À cette époque, les chimistes n’ayant encore trouvé le gaz inflammable natif que dans les mines de charbon de terre et de sel gemme, le regardaient comme un des attributs exclusifs du règne minéral. Volta, dont les réflexions avaient été dirigées sur cet objet par une observation accidentelle du P. Campi, montra qu’on se trompait. Il prouva que la putréfaction des substances animales et végétales est toujours accompagnée d’une production de gaz inflammable ; que, si l’on remue le fond d’une eau croupissante, la vase d’une lagune, ce gaz s’échappe à travers le liquide, en produisant toutes les apparences de l’ébullition ordinaire. Ainsi le gaz inflammable des marais qui a tant occupé les chimistes depuis quelques années, est, quant à son origine, une découverte de Volta.

Cette découverte devait faire croire que certains phénomènes naturels, que ceux, par exemple, des terrains enflammés et des fontaines ardentes, avaient une cause semblable ; mais Volta savait trop à quel point la nature se joue de nos fragiles conceptions, pour s’abandonner légèrement à de simples analogies. Il s’empressa (1780) d’aller visiter les célèbres terrains de Pietra Mala, de Velleja ; il soumit à un examen sévère tout ce qu’on lisait dans divers voyages sur des localités analogues, et il parvint ensuite à établir, avec une entière évidence, contre les opinions reçues, que ces phénomènes ne dépendent point de la présence du pétrole, du naphte ou du bitume ; il démontra, de plus, qu’un dégagement de gaz inflammable en est l’unique cause. Volta a-t-il prouvé avec la même rigueur que ce gaz, en tout lieu, a pour origine une macération de substances animales ou végétales ? Je pense qu’il est permis d’en douter.

L’étincelle électrique avait servi de bonne heure à enflammer certains liquides, certaines vapeurs, certains gaz, tels que l’alcool, la fumée d’une chandelle nouvellement éteinte, le gaz hydrogène ; mais toutes ces expériences se faisaient à l’air libre. Volta est le premier qui les ait répétées dans des vases clos (1777).
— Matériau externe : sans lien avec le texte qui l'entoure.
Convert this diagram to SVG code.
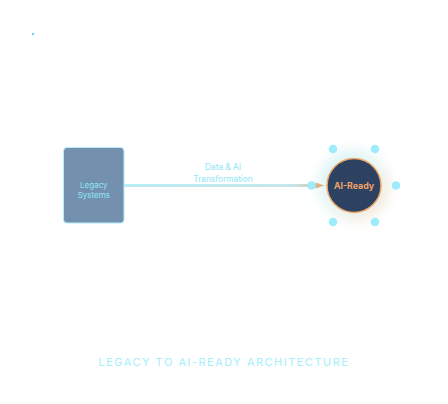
<svg xmlns="http://www.w3.org/2000/svg" width="448" height="404" viewBox="0 0 448 404">
<defs>
<style>
.lbl{font-family:Inter,"Liberation Sans",sans-serif;fill:#8fe6f7;text-anchor:middle}
.dot{fill:#9eebfc}
</style>
<linearGradient id="glowg" x1="0" y1="0" x2="1" y2="1">
<stop offset="0" stop-color="#c8f0f4"/>
<stop offset="0.5" stop-color="#dff2f0"/>
<stop offset="1" stop-color="#f8dcc4"/>
</linearGradient>
<filter id="blur" x="-50%" y="-50%" width="200%" height="200%">
<feGaussianBlur stdDeviation="6"/>
</filter>
<filter id="soft" x="-50%" y="-50%" width="200%" height="200%">
<feGaussianBlur stdDeviation="0.5"/>
</filter>
<linearGradient id="lineg" x1="124" y1="0" x2="324" y2="0" gradientUnits="userSpaceOnUse">
<stop offset="0" stop-color="#b6eff7"/>
<stop offset="0.85" stop-color="#c3e7e9"/>
<stop offset="1" stop-color="#e2b790"/>
</linearGradient>
</defs>
<rect width="448" height="404" fill="#ffffff"/>
<rect x="32" y="33" width="2" height="2" fill="#5fd6ec"/>
<circle cx="354" cy="185.5" r="36" fill="url(#glowg)" opacity="0.75" filter="url(#blur)"/>
<g id="connectors">
<line x1="124" y1="186" x2="318" y2="186" stroke="#d6dcdf" stroke-width="2"/>
<line x1="124" y1="185.3" x2="318" y2="185.3" stroke="url(#lineg)" stroke-width="2.4"/>
<polygon points="315.5,182.5 324.5,185.5 315.5,188.5" fill="#e2b088"/>
<text class="lbl" x="223" y="170" font-size="8.3">Data &amp; AI</text>
<text class="lbl" x="223" y="181.5" font-size="8.3">Transformation</text>
</g>
<g id="legacy">
<rect x="63.5" y="147.5" width="60.5" height="75.5" rx="3.5" fill="#7391ae" stroke="#b4eefa" stroke-width="1"/>
<text class="lbl" x="93.8" y="188" font-size="8">Legacy</text>
<text class="lbl" x="93.8" y="198" font-size="8">Systems</text>
</g>
<g id="ai-ready">
<circle cx="354" cy="185.5" r="27" fill="#2d4261" stroke="#f0a86a" stroke-width="1.5"/>
<text x="354" y="188.8" font-family="Inter,'Liberation Sans',sans-serif" font-size="8.8" font-weight="bold" fill="#f0a366" text-anchor="middle">AI-Ready</text>
<g filter="url(#soft)">
<circle class="dot" cx="396" cy="185.5" r="4.3"/>
<circle class="dot" cx="375" cy="149" r="4.3"/>
<circle class="dot" cx="333" cy="149" r="4.3"/>
<circle class="dot" cx="311.5" cy="185.5" r="4.3"/>
<circle class="dot" cx="333" cy="222" r="4.3"/>
<circle class="dot" cx="375" cy="222" r="4.3"/>
</g>
</g>
<text x="224" y="366" font-family="Inter,'Liberation Sans',sans-serif" font-size="11" letter-spacing="1.5" fill="#a6eefb" text-anchor="middle">LEGACY TO AI-READY ARCHITECTURE</text>
</svg>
C’est donc à lui qu’appartient l’appareil dont Cavendish se servit en 1781 pour opérer la synthèse de l’eau, pour engendrer ce liquide à l’aide de ses deux principes constituants gazeux.

Notre illustre confrère avait au plus haut degré deux qualités qui marchent rarement réunies : le génie créateur et l’esprit d’application. Jamais il n’abandonna un sujet, sans l’avoir envisagé sous toutes ses faces, sans avoir décrit ou du moins signalé les divers instruments que la science, l’industrie ou la simple curiosité pourraient y puiser. Ainsi, quelques essais relatifs à l’inflammation de l’air des marais, firent naître d’abord le fusil et le pistolet électriques, sur lesquels il serait superflu d’insister, puisque des mains du physicien ils sont passés dans celles du bateleur, et que la place publique les offre journellement aux regards des oisifs ébahis ; ensuite la lampe perpétuelle à gaz hydrogène, si répandue en Allemagne, et qui, par la plus ingénieuse application de l’électrophore, s’allume d’elle-même quand on le désire ; enfin, l’eudiomètre ce précieux moyen d’analyse dont les chimistes ont tiré un parti si utile.
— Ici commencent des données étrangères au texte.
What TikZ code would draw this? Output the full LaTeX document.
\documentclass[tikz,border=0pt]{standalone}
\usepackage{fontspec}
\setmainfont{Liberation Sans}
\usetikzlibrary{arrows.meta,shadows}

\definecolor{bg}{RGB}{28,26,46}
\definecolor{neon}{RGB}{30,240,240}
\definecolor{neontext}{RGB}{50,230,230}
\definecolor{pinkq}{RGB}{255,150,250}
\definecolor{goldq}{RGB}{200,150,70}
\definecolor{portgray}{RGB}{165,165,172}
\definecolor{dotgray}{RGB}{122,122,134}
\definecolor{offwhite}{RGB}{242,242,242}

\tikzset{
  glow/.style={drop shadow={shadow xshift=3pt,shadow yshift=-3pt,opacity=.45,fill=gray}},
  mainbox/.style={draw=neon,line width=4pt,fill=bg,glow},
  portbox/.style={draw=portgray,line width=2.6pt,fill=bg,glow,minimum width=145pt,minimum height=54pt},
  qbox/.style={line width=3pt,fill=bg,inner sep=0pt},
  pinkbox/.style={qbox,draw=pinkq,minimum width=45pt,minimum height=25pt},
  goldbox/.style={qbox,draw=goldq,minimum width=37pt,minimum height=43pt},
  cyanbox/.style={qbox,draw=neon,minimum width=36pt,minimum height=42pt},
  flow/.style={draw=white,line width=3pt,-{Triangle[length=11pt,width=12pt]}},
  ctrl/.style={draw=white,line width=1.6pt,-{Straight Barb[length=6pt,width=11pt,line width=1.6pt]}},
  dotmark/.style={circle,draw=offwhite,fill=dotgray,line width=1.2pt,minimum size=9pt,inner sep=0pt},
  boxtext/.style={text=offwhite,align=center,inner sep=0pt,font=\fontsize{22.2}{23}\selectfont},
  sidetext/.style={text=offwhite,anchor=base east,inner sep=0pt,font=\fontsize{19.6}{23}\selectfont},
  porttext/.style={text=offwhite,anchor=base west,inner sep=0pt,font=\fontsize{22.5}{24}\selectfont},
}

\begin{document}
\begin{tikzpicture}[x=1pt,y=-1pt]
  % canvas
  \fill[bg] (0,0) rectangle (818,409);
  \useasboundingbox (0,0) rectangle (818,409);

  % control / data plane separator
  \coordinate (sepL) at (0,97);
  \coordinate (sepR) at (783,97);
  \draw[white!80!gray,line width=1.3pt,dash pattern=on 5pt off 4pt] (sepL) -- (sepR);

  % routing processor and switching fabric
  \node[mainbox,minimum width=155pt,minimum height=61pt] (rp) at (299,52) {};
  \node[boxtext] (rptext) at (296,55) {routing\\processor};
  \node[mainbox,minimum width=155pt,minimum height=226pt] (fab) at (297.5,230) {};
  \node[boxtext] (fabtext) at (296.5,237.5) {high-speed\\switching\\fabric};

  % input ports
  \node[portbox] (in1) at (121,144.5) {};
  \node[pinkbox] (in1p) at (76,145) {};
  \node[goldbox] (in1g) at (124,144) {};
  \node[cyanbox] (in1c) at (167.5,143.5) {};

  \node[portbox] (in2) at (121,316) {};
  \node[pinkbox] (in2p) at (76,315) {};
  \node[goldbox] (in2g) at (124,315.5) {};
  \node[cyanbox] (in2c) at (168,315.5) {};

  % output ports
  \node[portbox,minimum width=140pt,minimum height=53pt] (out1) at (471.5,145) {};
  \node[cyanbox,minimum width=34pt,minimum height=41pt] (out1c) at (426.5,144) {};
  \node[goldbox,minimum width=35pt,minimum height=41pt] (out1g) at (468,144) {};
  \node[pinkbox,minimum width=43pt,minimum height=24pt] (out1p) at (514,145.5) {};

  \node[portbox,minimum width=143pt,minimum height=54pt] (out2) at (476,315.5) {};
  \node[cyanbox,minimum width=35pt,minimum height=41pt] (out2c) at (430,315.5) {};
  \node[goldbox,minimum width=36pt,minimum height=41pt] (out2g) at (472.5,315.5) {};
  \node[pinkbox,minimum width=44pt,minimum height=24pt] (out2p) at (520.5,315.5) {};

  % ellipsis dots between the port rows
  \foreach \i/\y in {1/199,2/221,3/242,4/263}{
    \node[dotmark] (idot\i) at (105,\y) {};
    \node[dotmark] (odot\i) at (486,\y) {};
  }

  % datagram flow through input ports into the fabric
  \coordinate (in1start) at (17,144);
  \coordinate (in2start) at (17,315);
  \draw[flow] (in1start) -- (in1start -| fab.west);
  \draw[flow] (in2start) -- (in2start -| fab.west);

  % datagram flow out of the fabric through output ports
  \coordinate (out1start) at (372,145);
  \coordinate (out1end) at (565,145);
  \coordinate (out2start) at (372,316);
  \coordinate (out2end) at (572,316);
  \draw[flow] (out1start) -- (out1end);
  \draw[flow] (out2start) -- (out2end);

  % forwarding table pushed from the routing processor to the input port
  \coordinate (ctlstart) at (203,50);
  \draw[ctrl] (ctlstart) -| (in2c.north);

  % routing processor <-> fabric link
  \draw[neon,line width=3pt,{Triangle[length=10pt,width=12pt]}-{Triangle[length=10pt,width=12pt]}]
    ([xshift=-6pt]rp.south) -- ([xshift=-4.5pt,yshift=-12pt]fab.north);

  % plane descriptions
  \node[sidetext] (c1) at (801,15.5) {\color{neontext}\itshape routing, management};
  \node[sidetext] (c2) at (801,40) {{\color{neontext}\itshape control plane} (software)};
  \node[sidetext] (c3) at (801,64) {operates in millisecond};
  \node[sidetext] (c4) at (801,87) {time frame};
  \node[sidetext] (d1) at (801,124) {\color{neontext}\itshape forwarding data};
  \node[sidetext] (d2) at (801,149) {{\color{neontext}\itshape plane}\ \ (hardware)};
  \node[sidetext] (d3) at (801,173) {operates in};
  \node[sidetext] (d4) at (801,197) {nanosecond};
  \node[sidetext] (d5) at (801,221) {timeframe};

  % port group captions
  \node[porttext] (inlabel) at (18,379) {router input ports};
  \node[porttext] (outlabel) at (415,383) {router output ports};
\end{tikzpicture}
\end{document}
La découverte de la composition de l’air atmosphérique a fait naître de nos jours cette grande question de philosophie naturelle : La proportion dans laquelle les deux principes constituants de l’air se trouvent réunis, varie-t-elle avec la succession des siècles, d’après la position des lieux suivant les saisons ?
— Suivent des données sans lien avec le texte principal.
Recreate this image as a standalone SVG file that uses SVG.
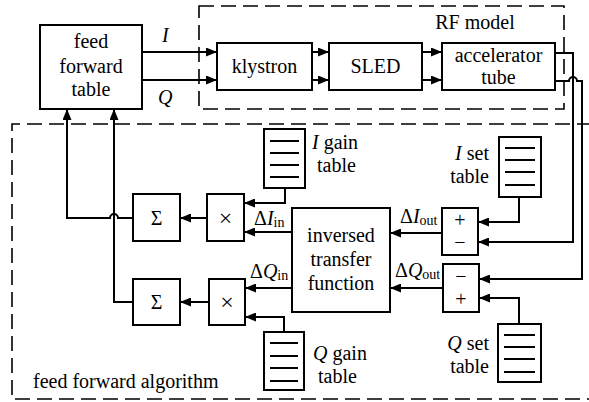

Lorsqu’on songe que tous les hommes, que tous les quadrupèdes, que tous les oiseaux consomment incessamment dans l’acte de la respiration un seul de ces deux principes, le gaz oxygène ; que ce même gaz est l’aliment indispensable de la combustion, dans nos foyers domestiques, dans tous les ateliers, dans les plus vastes usines ; qu’on n’allume pas une chandelle, une lampe, un réverbère, sans qu’il aille aussi s’y absorber ; que l’oxygène, enfin, joue un rôle capital dans les phénomènes de la végétation, il est permis d’imaginer qu’à la longue l’atmosphère varie sensiblement dans sa composition ; qu’un jour elle sera impropre à la respiration ; qu’alors tous les animaux seront anéantis, non à la suite d’une de ces révolutions physiques dont les géologues ont trouvé tant d’indices, et qui, malgré leur immense étendue, peuvent laisser des chances de salut à quelques individus favorablement placés ; mais, par une cause générale et inévitable, contre laquelle les zones glacées du pôle, les régions brûlantes de l’équateur, l’immensité de l’Océan, les plaines si prodigieusement élevées de l’Asie ou de l’Amérique, les cimes neigeuses des Cordillères et de l’Himalaya, seraient également impuissantes. Étudier tout ce qu’à l’époque actuelle ce grand phénomène a d’accessible, recueillir des données exactes que les siècles à venir féconderont, tel était le devoir que les physiciens se sont empressés d’accomplir, surtout depuis que l’eudiomètre à étincelle électrique leur en a donné les moyens. Pour répondre à quelques objections que les premiers essais de cet instrument avaient fait naître, MM. de Humboldt et Gay-Lussac le soumirent, en l’an XIII, au plus scrupuleux examen. Lorsque de pareils juges déclarent qu’aucun des eudiomètres connus n’approche en exactitude de celui de Volta, le doute même ne serait pas permis.